Wednesday, January 20, 2021

Politics as Narrative-control and Deception

Party politics is based on a lie. It professes that we need coercively inclined people to take control of our lives for our own safety and wellbeing. The more overreaching the state becomes, the more it professes this idea. It's promoted through all available channels and at all times. Under tyranny, there's no let up.

Most people become in this way victims to the state. They take sides in a battle of colours, where each team present its own flavour of control. However, no team is without an agenda. By engaging in the battle of colours, we subsume the idea of control and need to subjugate dissent. Blinded by superficial arguments relating to the exact nature of various phenomena, people become dupes to the political elite who toss upon us all sorts of emotional nonsense.

This has become especially apparent over the last twelve months. There's been a torrent of facts related to Covid, as well as the climate and the virtue of democracy, all with a clear and singular message. Only by blind obedience to authority can we expect to ever become both free and safe. The narrative has been strictly controlled. So much so that it has revealed itself for what it is.

Impressed by my ability to predict the early developments related to the Covid pandemic, my stepdaughter wanted to learn more about my predictions. She was open to whatever thoughts I had on the subject, and I told her then that politics is best viewed as narrative-control and deception. From that angle, all sorts of things can be predicted and tested for validity. Case in point was the repeated mentioning of a second wave of Covid. I asked her what she made of it, and she replied that it might mean that there would be a second lock down after summer. Then, I asked her how many victims to Covid she would personally know by then, to which she replied a handful at most. As it turned out, she was right on both counts. There's currently a lockdown in place, and the only death in the family due to Covid was that of aunt Augusta.

This has been an eye-opening experience for my stepdaughter. Armed with a simple model of the state, all sorts of things become clear. Not only is she able to make fairly accurate predictions, she's also able to analyse the nature of political fads, such as the ever-present climate scare. The climate has not in fact changed over time. Every prediction of imminent disaster has come to nothing. Yet, the narrative is still in full force, revealing to her all the more clearly that politics really is about deception and narrative-control.

Not only has my stepdaughter taken my model to heart, my wife is similarly impressed by its power of prediction. She's gone from being a mindless consumer of news to a sceptic, always looking for the narrative and its likely implications. Even my nine year old son is catching on to this. When a politician complained the other day about people coming together in public parks, talking face to face, without a face-mask, I exclaimed: "Oh, the horror. People having fun, talking to each other. Without a face-mask!" my son rolled over laughing.

This general scepticism and model of analysis is now spreading through the social network of my stepdaughter and wife. They mention my model in various ways, influencing in turn their circle of friends. The fact that the model works well as a tool for predictions reveals the lie of the state while at the same time empowering those who adopt it. It spreads through the network because it works.

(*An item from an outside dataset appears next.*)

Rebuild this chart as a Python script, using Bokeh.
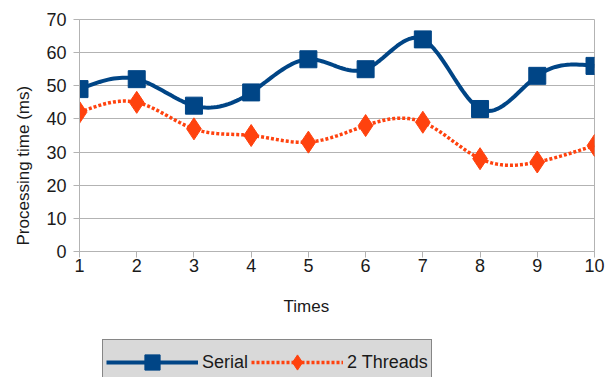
import numpy as np
from bokeh.plotting import figure
from bokeh.layouts import column
from bokeh.models import Legend, LegendItem, Range1d, FixedTicker, Title
from bokeh.embed import file_html
from bokeh.resources import INLINE

# Run index and measured processing times (ms)
times = [1, 2, 3, 4, 5, 6, 7, 8, 9, 10]
serial_ms = [49, 52, 44, 48, 58, 55, 64, 43, 53, 56]
threads_ms = [42, 45, 37, 35, 33, 38, 39, 28, 27, 32]

SERIAL_COLOR = "#004586"
THREADS_COLOR = "#ff420e"
FONT = "Liberation Sans"
TEXT_COLOR = "#1a1a1a"
GRID_COLOR = "#b3b3b3"


def natural_spline(x, y, steps=20):
    """Smooth path through the points with a natural cubic spline."""
    x = np.asarray(x, dtype=float)
    y = np.asarray(y, dtype=float)
    n = len(x)
    h = np.diff(x)
    A = np.zeros((n, n))
    b = np.zeros(n)
    A[0, 0] = A[-1, -1] = 1.0
    for i in range(1, n - 1):
        A[i, i - 1] = h[i - 1]
        A[i, i] = 2 * (h[i - 1] + h[i])
        A[i, i + 1] = h[i]
        b[i] = 3 * ((y[i + 1] - y[i]) / h[i] - (y[i] - y[i - 1]) / h[i - 1])
    c = np.linalg.solve(A, b)
    xs, ys = [], []
    for i in range(n - 1):
        bi = (y[i + 1] - y[i]) / h[i] - h[i] * (2 * c[i] + c[i + 1]) / 3
        di = (c[i + 1] - c[i]) / (3 * h[i])
        t = np.linspace(0, h[i], steps, endpoint=(i == n - 2))
        xs.extend(x[i] + t)
        ys.extend(y[i] + bi * t + c[i] * t ** 2 + di * t ** 3)
    return xs, ys


def draw_series(fig, xs_line, ys_line, xs_pts, ys_pts, sq_size, dia_size):
    """Draw both series (smoothed line + markers) on a figure."""
    s_line = fig.line(xs_line[0], ys_line[0], line_color=SERIAL_COLOR,
                      line_width=4)
    s_mark = fig.scatter(xs_pts, ys_pts[0], marker="square", size=sq_size,
                         fill_color=SERIAL_COLOR, line_color=SERIAL_COLOR)
    t_line = fig.line(xs_line[1], ys_line[1], line_color=THREADS_COLOR,
                      line_width=3.5, line_dash="3 2")
    t_mark = fig.scatter(xs_pts, ys_pts[1], marker="diamond", size=dia_size,
                         fill_color=THREADS_COLOR, line_color=THREADS_COLOR)
    return s_line, s_mark, t_line, t_mark


# ---- main chart ----
p = figure(
    width=605, height=330,
    output_backend="svg", toolbar_location=None,
    x_range=Range1d(1, 10), y_range=Range1d(0, 70),
    min_border_left=79, min_border_right=11,
    min_border_top=19, min_border_bottom=79,
    background_fill_color="white", border_fill_color="white",
    outline_line_color=GRID_COLOR,
)
p.frame_width = 515
p.frame_height = 232

p.xaxis.ticker = FixedTicker(ticks=times)
p.yaxis.ticker = FixedTicker(ticks=list(range(0, 71, 10)))
for ax in (p.xaxis[0], p.yaxis[0]):
    ax.axis_line_color = GRID_COLOR
    ax.major_tick_line_color = GRID_COLOR
    ax.major_tick_out = 6
    ax.major_tick_in = 0
    ax.minor_tick_line_color = None
    ax.major_label_text_font = FONT
    ax.major_label_text_font_size = "18px"
    ax.major_label_text_color = TEXT_COLOR
p.xaxis.major_label_standoff = 1
p.yaxis.major_label_standoff = 7

p.xgrid.grid_line_color = None
p.ygrid.grid_line_color = GRID_COLOR
p.ygrid.grid_line_width = 1

ytitle = Title(text="Processing time (ms)", align="left", offset=6,
               standoff=22, text_font=FONT, text_font_size="17px",
               text_font_style="normal", text_color=TEXT_COLOR)
p.add_layout(ytitle, "left")
xtitle = Title(text="Times", align="left", offset=204,
               standoff=40, text_font=FONT, text_font_size="17px",
               text_font_style="normal", text_color=TEXT_COLOR)
p.add_layout(xtitle, "below")

sx, sy = natural_spline(times, serial_ms)
tx, ty = natural_spline(times, threads_ms)
draw_series(p, (sx, tx), (sy, ty), times, (serial_ms, threads_ms), 17, 22)

# ---- legend strip underneath ----
# The series are drawn again here outside the visible range, only so the
# legend has renderers of its own to take its swatches from.
lg = figure(
    width=605, height=47,
    output_backend="svg", toolbar_location=None,
    x_range=Range1d(100, 101), y_range=Range1d(100, 101),
    min_border=0, outline_line_color=None,
    background_fill_color="white", border_fill_color="white",
)
lg.axis.visible = False
lg.grid.visible = False
ls_line, ls_mark, lt_line, lt_mark = draw_series(
    lg, (sx, tx), (sy, ty), times, (serial_ms, threads_ms), 13, 17)

legend = Legend(
    items=[
        LegendItem(label="Serial", renderers=[ls_line, ls_mark]),
        LegendItem(label="2 Threads", renderers=[lt_line, lt_mark]),
    ],
    orientation="horizontal",
    location=(23, -3),
    glyph_width=92, glyph_height=38,
    label_standoff=4, spacing=3, padding=3, margin=0,
    label_text_font=FONT, label_text_font_size="18px",
    label_text_color=TEXT_COLOR,
    background_fill_color="#d9d9d9", background_fill_alpha=1,
    border_line_color="#333333", border_line_width=1.5,
)
lg.add_layout(legend, "center")

layout = column(p, lg, spacing=0)
open("out.html", "w").write(file_html(layout, INLINE))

The big difference between a lie and truth is that a lie has no power of prediction, while truth has great power of prediction. This is how we identify man made global warming as a lie. Truth reveals party politics as a system of manipulation. It reveals the manipulative nature of media, including social media. We recognize the lie. We find ways to stay away from it. When we analyse data in light of truth, we see things coming, and we're able to avoid much suffering that would otherwise strike us without warning.

This is not to say that we can go lightly through the chaos, undisturbed by the nonsense tossed upon us. When the prime minister of Portugal publically pronounces anyone not wearing the face-mask correctly as an enemy of the state, it's clear that we cannot simply ignore it. We must wear the mask of the beast. To do otherwise would be to put ourselves and our family in danger of the mob who gladly take on the job as voluntary enforcers of the prime minister's will.